Building a Profit Pipeline

Building a Profit Pipeline

How Alqueria harnesses the potential of small dairy farmers and retailers in Colombia
© Edwin Hullman, World Bank

Juan Gonzalo Flores

Senior Agribusiness Officer,
Investment Services, Latin America and the Caribbean, IFC

Some of the world’s greatest innovations emerge from the simplest of ideas. For Colombian physician Jorge Cavelier, that innovation was a belief in the magical health and nutritional benefits of pasteurized milk.

Cavelier’s conviction that all Colombians should have access to safe milk led him to buy a pasteurization plant in the city of Medellin, nestled in the shade of the Andes, in 1959. Now, fifty-five years later, Alqueria S.A, is the country’s third-largest dairy company and second in fluid milk, with revenues of $354 million, 4,500 direct and indirect employees, a 16% share of the Colombian milk market (in liters) and 25% of the Ultra High Temperature milk (UHT) market.

Alqueria's Revenues $354 MillionThe patriarch of the Cavelier empire may have revolutionized the processing of raw milk in Colombia but his family successors have been equally bold, pursuing a unique and inclusive business model that has been the driving force behind their continuing growth.

Under the direction of Jorge’s son, Enrique, and now his grandson, Carlos Enrique, Alqueria has built an innovative business model that relies on low-income populations (dairy farmers on the supply side and retailers on the distribution side).

It is estimated that, on a daily basis, Alqueria visits more than 150,000 small scale retailers.  Critical to the process has been sourcing milk from over 5,500 independent farmers – most of whom produce less than 200 liters of milk a day and some of them, remarkably, as little as 10 liters a day. The company engages these farmers through a strong network of intermediaries including cooperatives and independent milk tanks belonging to Alqueria, who help with the collection and payment processes, particularly in more remote areas.

Foregoing the secure safety net of long-term supply contracts, Alqueria has decided to ground its business model on forming personal, rock-solid relationships with farmers and establishing a reputation for paying farmers on time.

The company has also maintained a generous financing and technical assistance program, offering microcredit financing, advice on appropriate feed rations, and buying fodder and fertilizer in bulk to keep production costs down.

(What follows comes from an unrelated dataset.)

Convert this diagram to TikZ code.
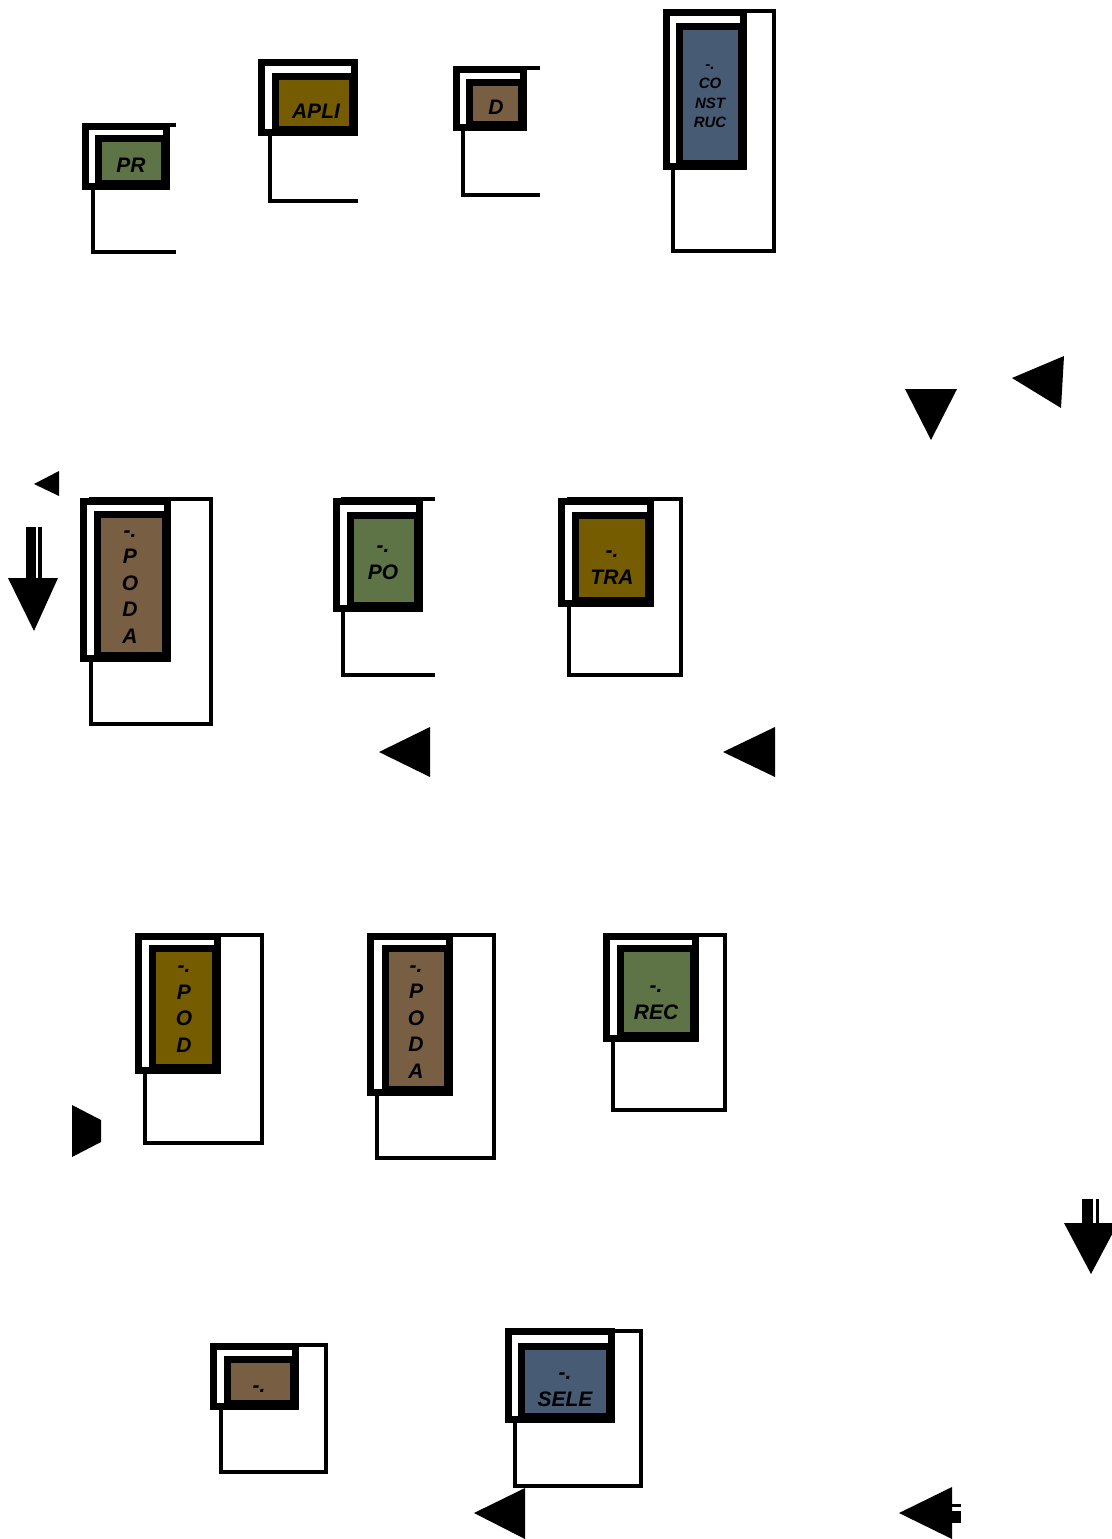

Through an innovative distribution network known as pre-sales, Alqueria accounts for over half of its revenue by having company staff visit small-scale retailers nationwide, taking orders to be delivered the following day. A mobile application allows orders to be uploaded and transmitted through cellular phones.

Maintaining trust with their suppliers, payment is made directly to delivery personnel on a purely cash basis. In more remote areas, a creative system known as micro-sales, allows one person to serve as an independent distributor to small retailers in that area. That distributor uses their home as a mini-warehouse and Alqueria sometimes provides financing for a small truck or motorcycle.

Alqueria’s model has improved the lives of thousands of low-income farmers across Colombia while reaping an impressive profit margin for the family held company. This, according to Carlos Enrique Cavelier, is a fitting tribute to the legacy his great grandfather Jorge left behind.

“Now I can go out to the communities ….and see how the flow of income helps people, as opposed to alternatives with the informal market that do not pay consistently,” Cavelier said. “These communities now have real access to the modern economy.”

About Alqueria and IFC
Alqueria has been an IFC client since 2010. IFC has provided the company with long-term financing in the form of $5 million in equity and $15 million in debt, enabling the company to increase milk sourcing by bringing additional dairy farmers into the supply base, helping new farmers to emerge, and increasing volumes from current suppliers. In 2012, IFC also conducted a resource efficiency assessment of Alqueria’s plant in Cajica, leading to significant energy and water savings.

Alqueria was recognized at the 2013 FT/IFC Sustainable Finance Awards, the world’s leading awards for environmentally and socially responsible banking and investment, in London, in June 2013. It was shortlisted for the ‘Achievement in Inclusive Business‘ award.